= Paleo-inspiration =

Paradigm shift

Paleo-inspiration is a paradigm shift that leads scientists and designers to draw inspiration from ancient materials (from art, archaeology, natural history or paleo-environments) to develop new systems or processes, particularly with a view to sustainability.

Paleo-inspiration has already contributed to numerous applications in fields as varied as green chemistry, the development of new artist materials, composite materials, microelectronics, and construction materials.

== Semantics and definitions ==
While this type of application has been known for a long time, the concept itself was coined by teams from the French National Centre for Scientific Research, the Massachusetts Institute of Technology and the Bern University of Applied Sciences from the term Bioinspiration. They published the concept in a seminal paper published online in 2017 by the journal Angewandte Chemie.

Different names have been used to designate the corresponding systems, in particular: paleo-inspired, antiqua-inspired, antiquity-inspired or archaeomimetic. The use of these different names illustrates the extremely large time gap between the sources of inspiration, from millions of years ago when considering palaeontological systems and fossils, to much more recent archaeological or artistic material systems.

== Properties sought ==

Distinct physico-chemical and mechanical properties are sought.

They may concern intrinsic properties of the paleo-inspired materials:
- durability (materials found in certain contexts, having resisted alteration in these environments) and resistance to corrosion or alteration
- electronic or magnetic properties
- optical properties (especially from pigments or dyes, materials used for ceramic manufacture)

They can also concern processes:
- processes with low energy or resource consumption, with a view to chemical processes favouring sustainable development
- soft chemistry processes

== The paleo-inspired approach ==

This approach combines several key stages.

- Observation: This phase concerns materials, their properties, or the manufacturing processes (in relation in particular to the study of chaîne opératoire's in archaeology, or the history of techniques, in particular that of artistic techniques), and the processes of alteration (or even the work carried out in experimental taphonomy). This is therefore a first phase of reverse engineering. Some of these studies fall within the field of anthropology.
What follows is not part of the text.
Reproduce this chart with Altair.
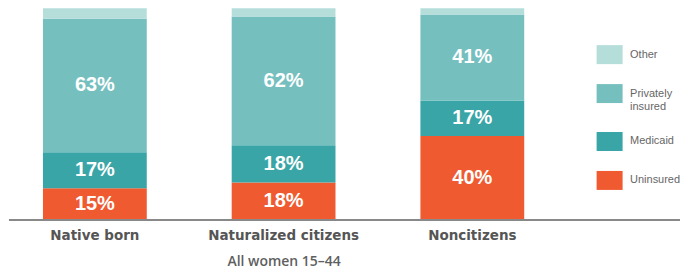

As in the case of bioinspiration, this phase is fundamental and is based on an approach that favours creative exploration of objects, with few preconceived ideas (serendipity).
- Re-creation: A second phase follows aimed at simplifying materials, systems and processes in order to identify the fundamental mechanisms at the origin of the observed properties. This stage requires a back and forth between the synthesis of simplified systems and the characterisation of the new objects of study.
- Design: Finally, there follows a conception or design phase, concerning materials, systems or processes, and aiming at their concrete implementation for applications.

== Practical applications ==

=== Sustainable building materials ===
Emblematic examples include the microscopic study of the mineral phases present in Roman concrete to reproduce their durability in aggressive environments, particularly in the marine environment.

=== Durable colouring materials ===
A notable discovery is the elucidation of the atomic structure of Maya blue, a composite pigment combining a clay with an organic dye, which has led teams to produce pigments of other colours by combining clays with distinct organic dyes, such as "Maya violet".